First, let’s ease into UCITS.  Unlike an alternative investment fund (AIF), a UCITS fund can only be established in the European Union and, implicitly, the impact of a Brexit on such funds is likely to be significant.  Managers seeking to remain active in the UCITS market would be required to rework their business models, restructuring operations and moving fund addresses to the EU.  In the absence of a negotiated settlement with authorities in Brussels that would permit the UK to remain a domicile for UCITS, all the hassle of re-domiciliation to an EU country and reauthorisation under the UCITS directive will be time-consuming and costly.

Building a parallel UCITS-style investment vehicle also seems a pricy, if not infeasible, option.  UCITS funds are now a premier brand for retail asset investment, proving extremely successful in the EU and other regulatory jurisdictions, such as Asia.  This means that a new UK UCITS hybrid fund would face tough competition when trying to win over new investors.

Regarding the AIFMD, the UK is likely to develop more autonomy by opting out of the EU when it comes to marketing and passporting of funds.  Nonetheless, the AIFM directive would require non-EU AIFs to still conform with certain EU guidelines, such as the capital requirements and pay guidelines.  Therefore, managers wanting to continue marketing their funds across the EU would not be exempt from the regulatory burden imposed by Brussels.  Indeed, under the AIFMD, non-EU legislative initiatives must be deemed equivalent for the cross-border provision of investment products and services.

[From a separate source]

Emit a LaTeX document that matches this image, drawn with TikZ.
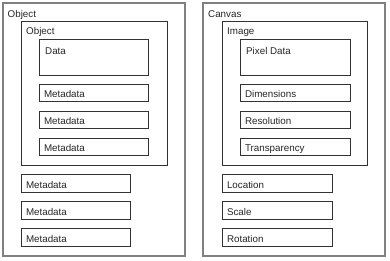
\documentclass[tikz,border=0pt]{standalone}
\usepackage{fontspec}
\setmainfont{Liberation Sans}
\begin{document}
\begin{tikzpicture}[x=1pt,y=-1pt,
  every node/.style={font=\fontsize{9.8}{11}\selectfont, text=black!85},
  outerbox/.style={draw=black!50, line width=1.6pt, inner sep=0pt, outer sep=0pt, anchor=north west},
  grp/.style={draw=black!80, line width=1pt, inner sep=0pt, outer sep=0pt, anchor=north west},
  item/.style={draw=black!80, line width=1pt, anchor=north west, inner xsep=5pt, inner ysep=0pt, outer sep=0pt,
    text width=#1, align=left, text height=10pt, text depth=0pt},
  lbl/.style={anchor=base west, inner sep=0pt}
]
\useasboundingbox (0,0) rectangle (390,260);
\fill[white] (0,0) rectangle (390,260);

% left panel
\node[outerbox, minimum width=182pt, minimum height=253pt] (lo) at (3,3) {};
\node[lbl] (lol) at (7.5,17) {Object};
\node[grp, minimum width=146pt, minimum height=144pt] (lin) at (21,21) {};
\node[lbl] (linl) at (26,34) {Object};
\node[grp, minimum width=109pt, minimum height=36pt] (ldata) at (39,39) {};
\node[lbl] (ldatal) at (45,54) {Data};
\node[item=99pt, minimum height=17pt] (lm1) at (39,84) {Metadata};
\node[item=99pt, minimum height=17pt] (lm2) at (39,111) {Metadata};
\node[item=99pt, minimum height=17pt] (lm3) at (39,138) {Metadata};
\node[item=99pt, minimum height=18pt] (lo1) at (21,174) {Metadata};
\node[item=99pt, minimum height=18pt] (lo2) at (21,201) {Metadata};
\node[item=99pt, minimum height=18pt] (lo3) at (21,228) {Metadata};

% right panel
\node[outerbox, minimum width=182pt, minimum height=253pt] (ro) at (203,3) {};
\node[lbl] (rol) at (208,17) {Canvas};
\node[grp, minimum width=145pt, minimum height=144pt] (rin) at (222,21) {};
\node[lbl] (rinl) at (227,34) {Image};
\node[grp, minimum width=110pt, minimum height=36pt] (rdata) at (240,39) {};
\node[lbl] (rdatal) at (246,54) {Pixel Data};
\node[item=100pt, minimum height=17pt] (rm1) at (240,84) {Dimensions};
\node[item=100pt, minimum height=17pt] (rm2) at (240,111) {Resolution};
\node[item=100pt, minimum height=17pt] (rm3) at (240,138) {Transparency};
\node[item=100pt, minimum height=18pt] (ro1) at (222,174) {Location};
\node[item=100pt, minimum height=18pt] (ro2) at (222,201) {Scale};
\node[item=100pt, minimum height=18pt] (ro3) at (222,228) {Rotation};
\end{tikzpicture}
\end{document}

Ultimately, there will be no single impact of a Brexit on the UK investment management industry, but a whole hotchpotch of issues and considerations will arise.  It is simple to assume that, to maintain their UCITS or AIF status, UK-based funds might only have to relocate within the European Union.  However, the ramifications of such a move would likely be a taxable event for fund investors – and they might not be too ‘happy’ about this.